Rééquilibrer les forces économiques : vers le commerce composé
Article mis en ligne le 1er mai 2007

par Cassiot, Alain

A notre époque, la « financiarisation » de l’appareil productif génère une inquiétude réelle même parmi les tenants du « libéralisme ». Or, Charles Fourier n’a pas été avare d’idées originales quant aux façons d’équilibrer de façon pacifique les excès de ce système économique. Il utilise certes des vocables parfois exotiques.

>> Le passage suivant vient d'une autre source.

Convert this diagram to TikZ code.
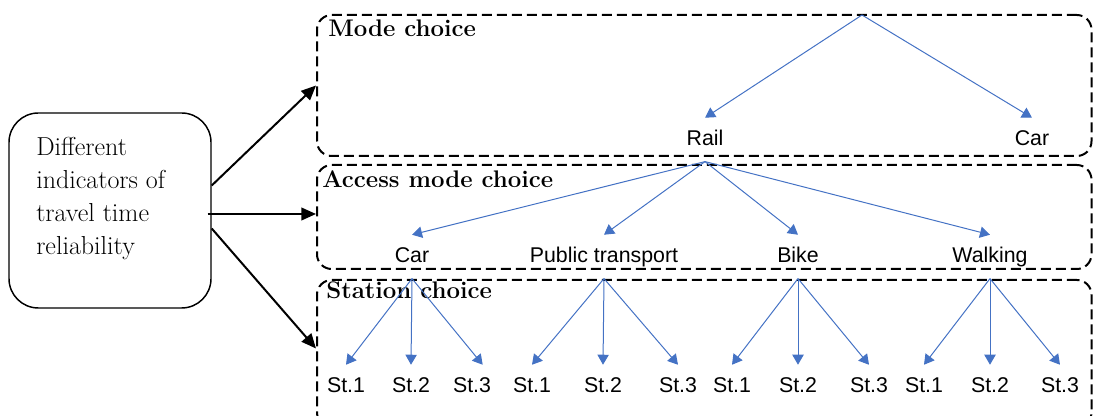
\documentclass[tikz,border=0pt]{standalone}
\usepackage{fontspec}
\newfontfamily\sansf{Liberation Sans}
\usetikzlibrary{arrows.meta,calc,fit}
\definecolor{treeblue}{RGB}{68,114,196}
\begin{document}
\begin{tikzpicture}[x=0.75pt,y=-0.75pt,
  dbox/.style={draw=black, line width=1.5pt, dash pattern=on 7.5pt off 3.75pt, rounded corners=11pt, inner sep=0pt},
  ttl/.style={anchor=base west, inner sep=0pt, font=\fontsize{18}{22}\selectfont\bfseries},
  lbl/.style={anchor=base, font=\sansf\fontsize{16}{19}\selectfont, text height=11pt, text depth=1.5pt, inner ysep=10pt, inner xsep=2pt},
  tarrow/.style={draw=treeblue, line width=0.75pt, -{Triangle[length=7.5pt,width=8.5pt]}},
  bigarrow/.style={draw=black, line width=1.5pt, -{Triangle[length=11pt,width=9.5pt]}}]
\clip (0,0) rectangle (1093,416);

% left box
\node[draw, line width=1.1pt, rounded corners=22pt, minimum width=151.5pt, minimum height=146.25pt] (src) at (110,210.5) {};
\node[anchor=north west, inner sep=0pt, align=left, font=\fontsize{19.5}{24.75}\selectfont] (srclabel) at (36,137) {Different\\indicators of\\travel time\\reliability};

% dashed boxes
\coordinate (m1) at (317,15);  \coordinate (m2) at (1091.5,156);
\coordinate (a1) at (317,165); \coordinate (a2) at (1091.5,269);
\coordinate (s1) at (317,280); \coordinate (s2) at (1091.5,427);
\node[dbox, fit=(m1)(m2)] (modebox) {};
\node[dbox, fit=(a1)(a2)] (accbox) {};
\node[dbox, fit=(s1)(s2)] (stbox) {};

\node[ttl] (t1) at (328,37) {Mode choice};
\node[ttl] (t2) at (322,188) {Access mode choice};
\node[ttl] (t3) at (326,299) {Station choice};

% big arrows
\draw[bigarrow] ($(src.east)+(0,-25)$) -- (modebox.west);
\draw[bigarrow] ($(src.east)+(-4,3.5)$) -- ($(accbox.west)+(0,-3)$);
\draw[bigarrow] ($(src.east)+(0,18)$) -- ($(stbox.west)+(0,-5)$);

% mode level
\coordinate (root) at (862,15);
\node[lbl] (rail) at (705,146) {Rail};
\node[lbl] (mcar) at (1032,146) {Car};
\draw[tarrow] (root) -- (rail.north);
\draw[tarrow] (root) -- (mcar.north);

% access level
\node[lbl] (acar) at (412,263) {Car};
\node[lbl] (apt) at (604,263) {Public transport};
\node[lbl] (abike) at (798,263) {Bike};
\node[lbl] (awalk) at (990,263) {Walking};
\foreach \n in {acar,apt,abike,awalk}
  \draw[tarrow] (rail.south) -- (\n.north);

% station level
\node[lbl] (c1) at (346,393) {St.1};
\node[lbl] (c2) at (411,393) {St.2};
\node[lbl] (c3) at (472,393) {St.3};
\node[lbl] (p1) at (532,393) {St.1};
\node[lbl] (p2) at (603,393) {St.2};
\node[lbl] (p3) at (678,393) {St.3};
\node[lbl] (b1) at (732,393) {St.1};
\node[lbl] (b2) at (798,393) {St.2};
\node[lbl] (b3) at (869,393) {St.3};
\node[lbl] (w1) at (924,393) {St.1};
\node[lbl] (w2) at (990,393) {St.2};
\node[lbl] (w3) at (1060,393) {St.3};

\draw[tarrow] (acar.south) -- (c1.north);
\draw[tarrow] (acar.south) -- (c2.north);
\draw[tarrow] (acar.south) -- ([xshift=8pt]c3.north);
\draw[tarrow] (apt.south) -- (p1.north);
\draw[tarrow] (apt.south) -- (p2.north);
\draw[tarrow] (apt.south) -- (p3.north);
\draw[tarrow] (abike.south) -- (b1.north);
\draw[tarrow] (abike.south) -- (b2.north);
\draw[tarrow] (abike.south) -- (b3.north);
\draw[tarrow] (awalk.south) -- (w1.north);
\draw[tarrow] (awalk.south) -- (w2.north);
\draw[tarrow] (awalk.south) -- (w3.north);
\end{tikzpicture}
\end{document}
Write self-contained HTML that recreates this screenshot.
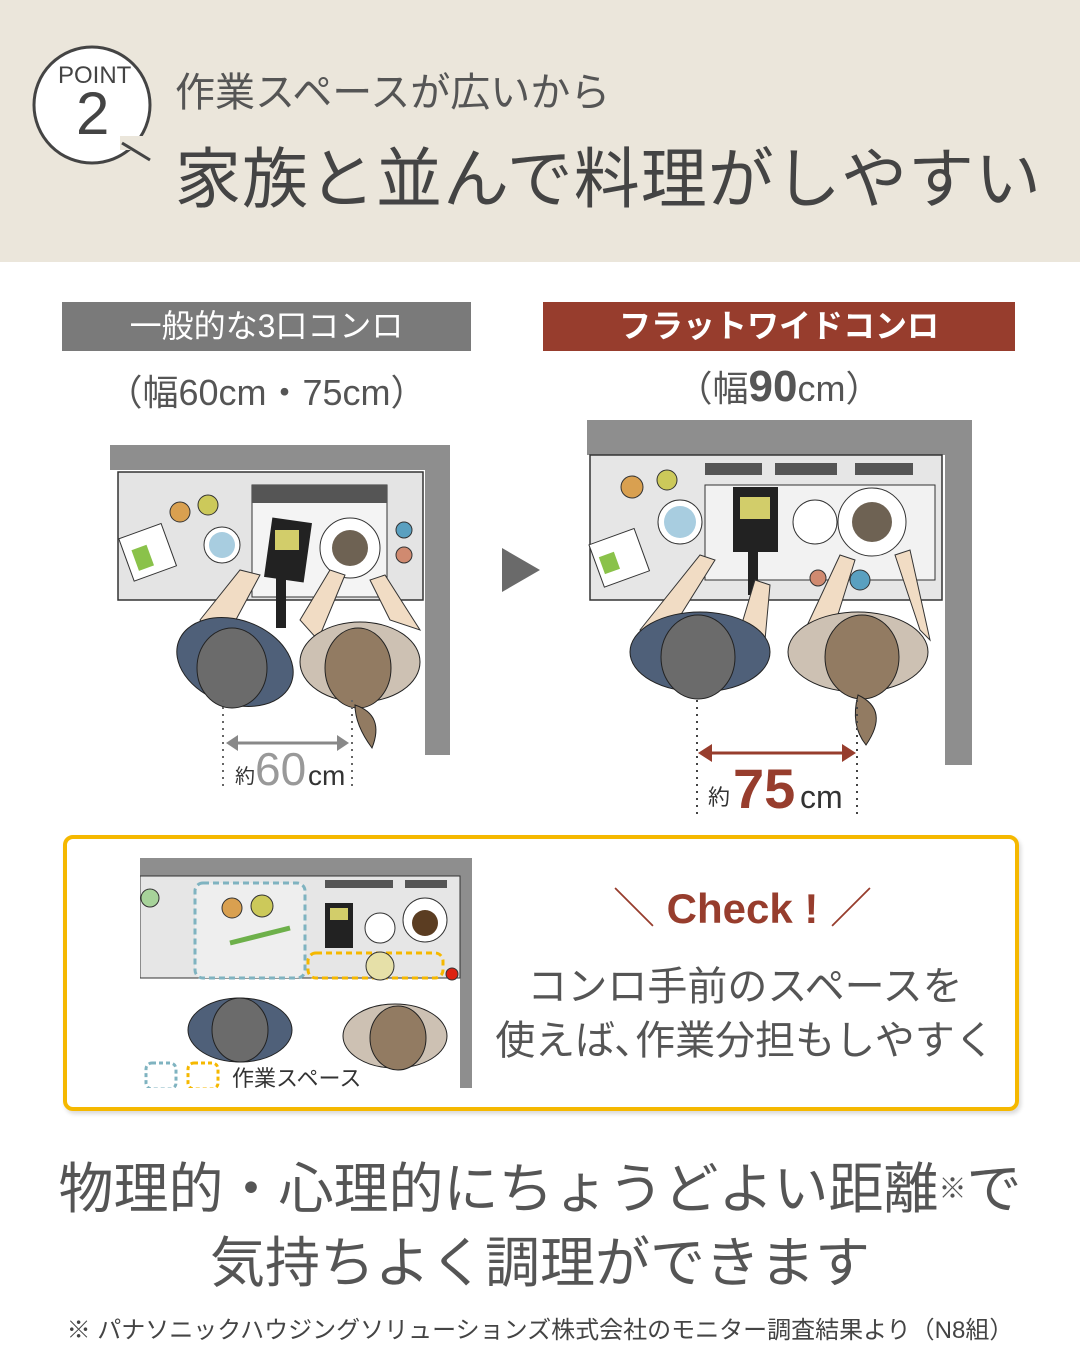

Mais les mots de « fourberies commerciales », « agiotage », « enrichissement subit » évoquent facilement de nos jours les déréglementations parfois excessives exercées sous contrôle de l’OMC, la prédominance mondiale du secteur bancaire sur le secteur politique, et la spéculation boursière internationale débridée.

Voici un exemple de son ardente invitation à nous préoccuper de rééquilibrer les forces économiques, malgré les anathèmes de la « classe des Economistes », anathèmes qu’il est habituel d’entendre de nos jours dans les mêmes circonstances. Ainsi Charles Fourier, conscient que « ce n’est point par la force qu’on peut terrasser l’hydre mercantile », propose-t-il de remplacer le commerce « simple » par le commerce « composé ». Il semble bien que cette proposition est restée aussi nouvelle de nos jours qu’à son époque...

Alain Cassiot

 

chapitre IX

Prélude à l’analyse du Commerce simple. Tableau de ses Caractères

[...] La Providence, qui a prévu que nos efforts de restauration seraient inutiles s’ils portaient ombrage aux autorités, a dû placer les moyens d’issue de Civilisation dans des entreprises qui ne heurtassent aucune autorité ; entre autres, dans la réforme des fourberies commerciales, dont les auteurs sont à juste titre haïs de tout le monde.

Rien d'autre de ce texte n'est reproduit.